Mr Chandra's Zee group, which owns the largest Indian-owned cable TV network, will collaborate with Mr McCaw's Bellevue, Washington, based Teledesic to turn ICO Global around. The Wilmington, Delaware, court which has been trying the ICO Global bankruptcy case, has initiated the financial arrangement under which the two acquirers will come together to lead the revival plan. The court has given its approval for a $500-million revival package.

Mr McCaw will bring in 62 per cent of the funds required through lead financing, and Mr Chandra will provide the balance 38 per cent as equity to enable ICO Global to come out of its bankruptcy proceedings. The McCaw-Chandra alliance will receive 74 per cent of ICO's restructured equity. The balance 26 per cent will be distributed among the company's creditors and its current shareholders.

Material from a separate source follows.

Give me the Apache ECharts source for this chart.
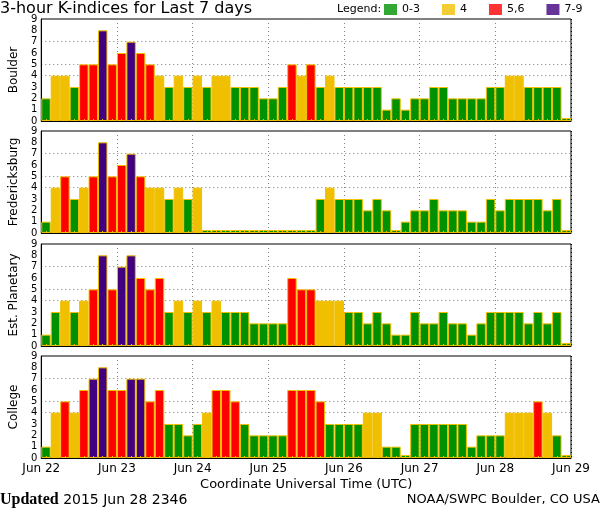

Mr Chandra is expected to route his funds for ICO through his Indian satellite company, Asian Satellite Communications, which itself is into an ambitious $140 million satellite programme of its own -- the Agrani project. He is understood to be raising his portion of the package worth $190 million through a consortium of India-based investors, including bankers, heads of financial institutions and fund managers.

Mr Chandra had earlier bid for 74 per cent of ICO Global's equity for $1.2 billion while Mr McCaw had bid for 80 per cent for the same amount. There were reports that Mr McCaw's offer would be accepted.